28. Falling Three Methods

This is a bearish five-candle pattern that signals the interrupting ongoing downward trend, but not a reversal. Made of two long candlestick charts, it showcases the direction of the trend - downwards at the beginning and end, with three short counter-trending candlesticks in the middle. The candlestick pattern is important as it showcases to traders that the bullish market still does not have enough power for a reversal. 

29. Rising Three Methods

This bullish five-candle pattern shows an interruption of the continued trend, but not a reversal. Made of two long candlesticks in the direction of the trend, the upward trend is at the beginning and end, but with three shorter counter trend candlesticks in the middle. This trend shows traders that the bears do not have enough power to reverse this. 

30. Upside Tasuki Gap

This pattern forms with three candles and is an ongoing upward trend. The first one is a long-bodied bullish candlestick, the second a bullish one formed after a gap upwards, and the third one is a bearish candle that closes the gap between the first two. 

31. Downwards Tasuki Gap

This bearish continuation candlestick pattern is made up of three candles - the first a long-bodied bearish candle, the second a bearish with a gap down, and the third a bullish candle that closes the gap formed between the first two ones. 

32. Mat-Holding

A mat-holding pattern candlestick forms to indicate the continuation of a previous trend. This can be in a bearish or bullish pattern. The bullish one begins with a large bullish candle that has a gap higher and three smaller candles that move lower. These candles stay higher than the first candle. The fifth candle is a large one that moves upside again. The overall pattern occurs within an upward trend.

33. Rising Window

This candlestick pattern consists of two bullish candles with a gap in them. The gap is spaced between the high and low of the two candles that occur due to higher trading volatility.

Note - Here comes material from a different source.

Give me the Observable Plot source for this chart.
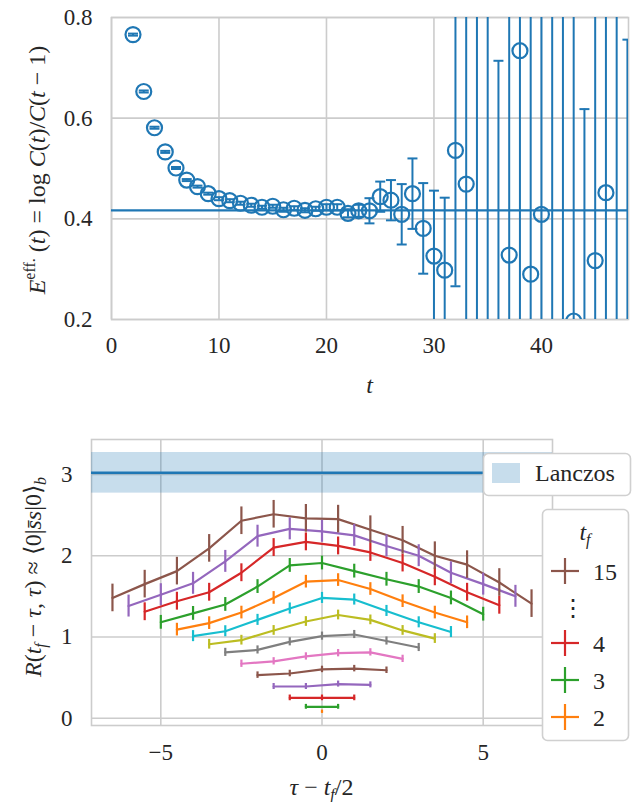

It is a continuing trending pattern that indicates the strong strength of buyers in a market. 

34. Falling Window

This pattern is of two bearish candlesticks with a gap in them. The gap is an area between the higher and lower of the two candlesticks. This occurs due to large trading volatility. This trend pattern indicates a stronger seller strength in the market. 

35. High Wave

This indecision pattern shows that the market is neither bullish nor bearish. It occurs at the support and resistance levels of the market, where the bulls and bears battle each other to try to push the price in their favor. The candlesticks are depicted with long lower shadows and longer upper wicks. But they have smaller bodies. The long wicks showcase a large amount of movement in price during the given period. But ultimately, the price ends up closing near the opening price. 

Wrapping Up

When planning to invest in the market, you should check the candlestick patterns with other technical indicators to see how the market is doing. But remember always to ask a specialist in the industry before you invest any money to know their thoughts or ideas so that you can plan accordingly. In addition, being financially literate will help you understand how the market works and will give you better support when you plan to invest your hard-earned money in this volatile market.